Hi,
I was going through the
Thread Self
Test Question #12 in Page 767 given in the "Kathy Sierra & Bert Bates"
SCJP 6 Study Guide and I quite understood it. Then I modified the question as is given below. I made the laurel.wait() to synchronize on laurel. Then what I see is, hardy waits and continues, once the laurel came out from the sleep after one second.
Does it mean that laurel obtains a lock on itself and notifies hardy once it releases the lock, though there was no synchronized keyword used within the laurel run method?
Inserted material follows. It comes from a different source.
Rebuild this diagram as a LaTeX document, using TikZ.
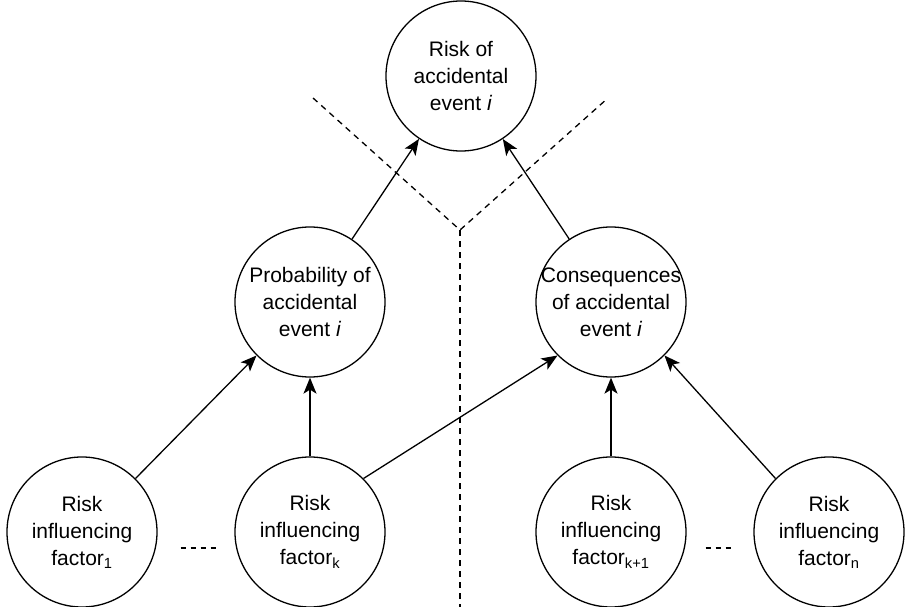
\documentclass[tikz,border=0pt]{standalone}
\usepackage{fontspec}
\setmainfont{Liberation Sans}
\usetikzlibrary{arrows.meta,positioning}

\begin{document}
\begin{tikzpicture}[x=1pt,y=-1pt,every node/.style={font=\fontsize{21}{27}\selectfont,align=center},
riskcirc/.style={draw,circle,line width=1.3pt,minimum size=150pt,inner sep=0pt},
link/.style={-{Stealth[length=16pt,width=13pt,inset=4pt]},line width=1.3pt},
divide/.style={dash pattern=on 6pt off 5pt,line width=1.3pt}]
\useasboundingbox (0,0) rectangle (905,607);
\node[riskcirc] (risk) at (461,76) {Risk of\\accidental\\event \textit{i}};
\node[riskcirc] (prob) at (310,302) {Probability of\\accidental\\event \textit{i}};
\node[riskcirc,inner sep=-7pt] (cons) at (611,302) {Consequences\\of accidental\\event \textit{i}};
\node[riskcirc] (f1) at (82,532) {Risk\\influencing\\factor\textsubscript{1}};
\node[riskcirc] (fk) at (310,532) {Risk\\influencing\\factor\textsubscript{k}};
\node[riskcirc] (fk1) at (611,532) {Risk\\influencing\\factor\textsubscript{k+1}};
\node[riskcirc] (fn) at (829,532) {Risk\\influencing\\factor\textsubscript{n}};
\draw[link] (prob)--(risk);\draw[link] (cons)--(risk);
\draw[link] (f1.north east)--(prob.south west);\draw[link] (fk.north)--(prob.south);\draw[link] (fk.north east)--(cons.south west);
\draw[link] (fk1.north)--(cons.south);\draw[link] (fn.north west)--(cons.south east);
% dividing line between the two branches
\coordinate (fork) at (460,230);
\coordinate (armL) at (313,98);\coordinate (armR) at (608,98);\coordinate (foot) at (460,607);
\draw[divide] (armL)--(fork)--(armR);\draw[divide] (fork)--(foot);
\draw[divide,dash pattern=on 5pt off 5pt] ([xshift=23pt,yshift=-16pt]f1.east)--([xshift=-18pt,yshift=-16pt]fk.west);
\draw[divide,dash pattern=on 5pt off 5pt] ([xshift=19pt,yshift=-16pt]fk1.east)--([xshift=-19pt,yshift=-16pt]fn.west);
\end{tikzpicture}
\end{document}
My understanding was that, a 'wait' can continue only upon a 'notification' which must be through an explicit 'notify' invocation and sleep would never notify.
The reason why I ask is, if I comment-out the sleep code within laurel(including its exception handling), then the synchronized wait in hardy waits forever.
A reply is much appreciated.
The modified code snippet is given below in the bold font.
The output obtained was:-
A <- from laurel
D <- from hardy, then hardy waits
C <- from laurel after 1000 milli seconds
F <- from hardy, out from the waiting
If 'sleep' from laurel is removed including the try-catch, output is
A <- from laurel
C <- from laurel
D <- from hardy, then hardy waits indefinitely.
program waits indefinitely.
Thanks
Raj